▶ **AVAILABLE DATA**
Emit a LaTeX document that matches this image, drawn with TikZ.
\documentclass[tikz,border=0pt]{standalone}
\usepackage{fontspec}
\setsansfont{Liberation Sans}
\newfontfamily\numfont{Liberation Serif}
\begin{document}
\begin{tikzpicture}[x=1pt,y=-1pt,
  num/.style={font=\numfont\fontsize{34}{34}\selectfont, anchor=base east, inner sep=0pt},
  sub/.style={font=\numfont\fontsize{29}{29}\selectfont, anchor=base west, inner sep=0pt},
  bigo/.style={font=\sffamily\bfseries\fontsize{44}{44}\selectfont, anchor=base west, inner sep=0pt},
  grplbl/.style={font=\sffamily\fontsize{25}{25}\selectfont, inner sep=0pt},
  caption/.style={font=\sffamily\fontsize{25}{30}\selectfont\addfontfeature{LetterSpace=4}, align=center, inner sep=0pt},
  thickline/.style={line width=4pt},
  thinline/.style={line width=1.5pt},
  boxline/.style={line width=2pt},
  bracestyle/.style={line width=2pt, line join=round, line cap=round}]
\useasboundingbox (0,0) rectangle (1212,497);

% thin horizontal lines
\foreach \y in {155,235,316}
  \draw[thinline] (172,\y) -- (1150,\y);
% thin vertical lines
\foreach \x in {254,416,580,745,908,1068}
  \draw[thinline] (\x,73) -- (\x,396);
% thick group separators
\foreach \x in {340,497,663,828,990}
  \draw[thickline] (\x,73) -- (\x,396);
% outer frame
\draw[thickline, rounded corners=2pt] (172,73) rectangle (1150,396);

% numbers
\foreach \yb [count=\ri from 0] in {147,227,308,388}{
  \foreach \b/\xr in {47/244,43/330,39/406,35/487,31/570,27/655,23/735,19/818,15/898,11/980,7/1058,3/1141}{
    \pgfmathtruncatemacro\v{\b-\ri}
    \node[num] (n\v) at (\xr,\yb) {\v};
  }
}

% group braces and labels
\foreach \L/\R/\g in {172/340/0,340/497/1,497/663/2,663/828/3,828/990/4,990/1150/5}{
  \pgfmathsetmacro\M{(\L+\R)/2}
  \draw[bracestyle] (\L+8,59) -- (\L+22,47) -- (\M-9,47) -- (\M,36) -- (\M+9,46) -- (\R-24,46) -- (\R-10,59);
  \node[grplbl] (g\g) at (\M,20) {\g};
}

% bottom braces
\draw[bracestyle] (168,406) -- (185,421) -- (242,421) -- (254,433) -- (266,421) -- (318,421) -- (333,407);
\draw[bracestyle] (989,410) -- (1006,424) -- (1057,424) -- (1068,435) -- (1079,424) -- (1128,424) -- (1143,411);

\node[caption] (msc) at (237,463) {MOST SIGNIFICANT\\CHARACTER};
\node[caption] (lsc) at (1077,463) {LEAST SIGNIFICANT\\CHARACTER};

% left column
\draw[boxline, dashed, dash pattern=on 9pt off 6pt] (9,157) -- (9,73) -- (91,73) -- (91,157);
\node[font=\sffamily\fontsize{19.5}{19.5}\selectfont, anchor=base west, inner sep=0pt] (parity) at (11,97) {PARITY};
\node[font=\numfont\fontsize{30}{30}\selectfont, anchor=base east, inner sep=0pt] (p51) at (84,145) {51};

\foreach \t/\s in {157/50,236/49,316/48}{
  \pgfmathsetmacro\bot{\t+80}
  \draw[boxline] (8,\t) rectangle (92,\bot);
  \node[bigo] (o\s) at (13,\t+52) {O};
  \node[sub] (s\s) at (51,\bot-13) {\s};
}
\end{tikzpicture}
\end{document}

▶ **DIRECTIONS**
Extract the full listing above without alteration.

▶ **EXPECTED ANSWER**
Emit a LaTeX document that matches this image, drawn with TikZ.
\documentclass[tikz,border=0pt]{standalone}
\usepackage{fontspec}
\setsansfont{Liberation Sans}
\newfontfamily\numfont{Liberation Serif}
\begin{document}
\begin{tikzpicture}[x=1pt,y=-1pt,
  num/.style={font=\numfont\fontsize{34}{34}\selectfont, anchor=base east, inner sep=0pt},
  sub/.style={font=\numfont\fontsize{29}{29}\selectfont, anchor=base west, inner sep=0pt},
  bigo/.style={font=\sffamily\bfseries\fontsize{44}{44}\selectfont, anchor=base west, inner sep=0pt},
  grplbl/.style={font=\sffamily\fontsize{25}{25}\selectfont, inner sep=0pt},
  caption/.style={font=\sffamily\fontsize{25}{30}\selectfont\addfontfeature{LetterSpace=4}, align=center, inner sep=0pt},
  thickline/.style={line width=4pt},
  thinline/.style={line width=1.5pt},
  boxline/.style={line width=2pt},
  bracestyle/.style={line width=2pt, line join=round, line cap=round}]
\useasboundingbox (0,0) rectangle (1212,497);

% thin horizontal lines
\foreach \y in {155,235,316}
  \draw[thinline] (172,\y) -- (1150,\y);
% thin vertical lines
\foreach \x in {254,416,580,745,908,1068}
  \draw[thinline] (\x,73) -- (\x,396);
% thick group separators
\foreach \x in {340,497,663,828,990}
  \draw[thickline] (\x,73) -- (\x,396);
% outer frame
\draw[thickline, rounded corners=2pt] (172,73) rectangle (1150,396);

% numbers
\foreach \yb [count=\ri from 0] in {147,227,308,388}{
  \foreach \b/\xr in {47/244,43/330,39/406,35/487,31/570,27/655,23/735,19/818,15/898,11/980,7/1058,3/1141}{
    \pgfmathtruncatemacro\v{\b-\ri}
    \node[num] (n\v) at (\xr,\yb) {\v};
  }
}

% group braces and labels
\foreach \L/\R/\g in {172/340/0,340/497/1,497/663/2,663/828/3,828/990/4,990/1150/5}{
  \pgfmathsetmacro\M{(\L+\R)/2}
  \draw[bracestyle] (\L+8,59) -- (\L+22,47) -- (\M-9,47) -- (\M,36) -- (\M+9,46) -- (\R-24,46) -- (\R-10,59);
  \node[grplbl] (g\g) at (\M,20) {\g};
}

% bottom braces
\draw[bracestyle] (168,406) -- (185,421) -- (242,421) -- (254,433) -- (266,421) -- (318,421) -- (333,407);
\draw[bracestyle] (989,410) -- (1006,424) -- (1057,424) -- (1068,435) -- (1079,424) -- (1128,424) -- (1143,411);

\node[caption] (msc) at (237,463) {MOST SIGNIFICANT\\CHARACTER};
\node[caption] (lsc) at (1077,463) {LEAST SIGNIFICANT\\CHARACTER};

% left column
\draw[boxline, dashed, dash pattern=on 9pt off 6pt] (9,157) -- (9,73) -- (91,73) -- (91,157);
\node[font=\sffamily\fontsize{19.5}{19.5}\selectfont, anchor=base west, inner sep=0pt] (parity) at (11,97) {PARITY};
\node[font=\numfont\fontsize{30}{30}\selectfont, anchor=base east, inner sep=0pt] (p51) at (84,145) {51};

\foreach \t/\s in {157/50,236/49,316/48}{
  \pgfmathsetmacro\bot{\t+80}
  \draw[boxline] (8,\t) rectangle (92,\bot);
  \node[bigo] (o\s) at (13,\t+52) {O};
  \node[sub] (s\s) at (51,\bot-13) {\s};
}
\end{tikzpicture}
\end{document}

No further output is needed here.